On the day after the war, it is not enough to ask: What will we build? We must also ask: For whom will we build? Who will be able to use what we build? And who might we leave behind if we fail to change the way we think? Inclusive reconstruction is not a technical detail. It is a human rights, humanitarian, economic, and development choice. It is an opportunity not only to rebuild cities but also to rebuild justice, dignity, trust, and the capacity for living together. A just city is one that believes in all rights for all people, and that building for persons with disabilities is, in reality, building a society that protects everyone.


For reference:

Lebanon signed the Convention on the Rights of Persons with Disabilities on 14 June 2007 and ratified it on 5 June 2025, according to the United Nations Treaty Collection.

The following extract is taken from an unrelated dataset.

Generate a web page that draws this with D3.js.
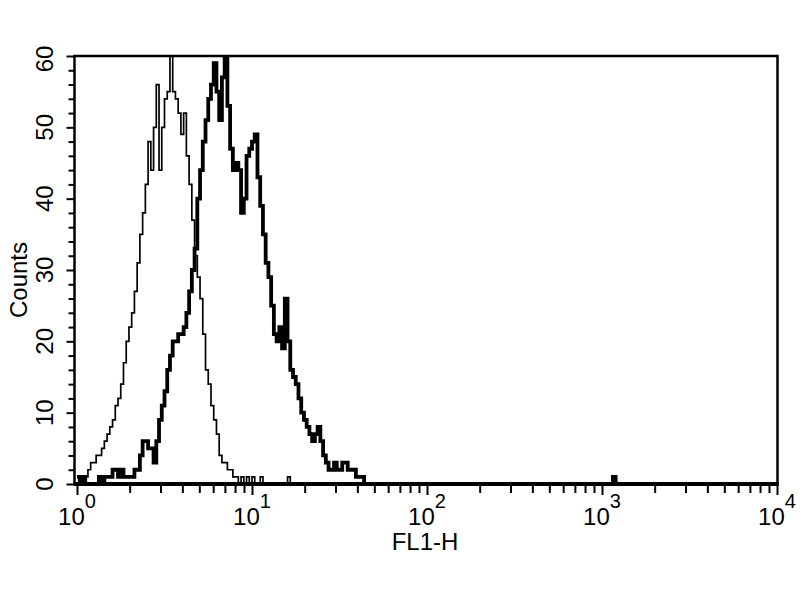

Article 4(3) also requires close consultation with and the active involvement of persons with disabilities through their representative organizations. The World Bank estimates that more than one billion people, approximately 16 percent of the world's population, live with disabilities, while estimates for Lebanon range between 10 and 15 percent. The World Bank also links exclusion to economic losses that may reach 3 to 7 percent of gross domestic product.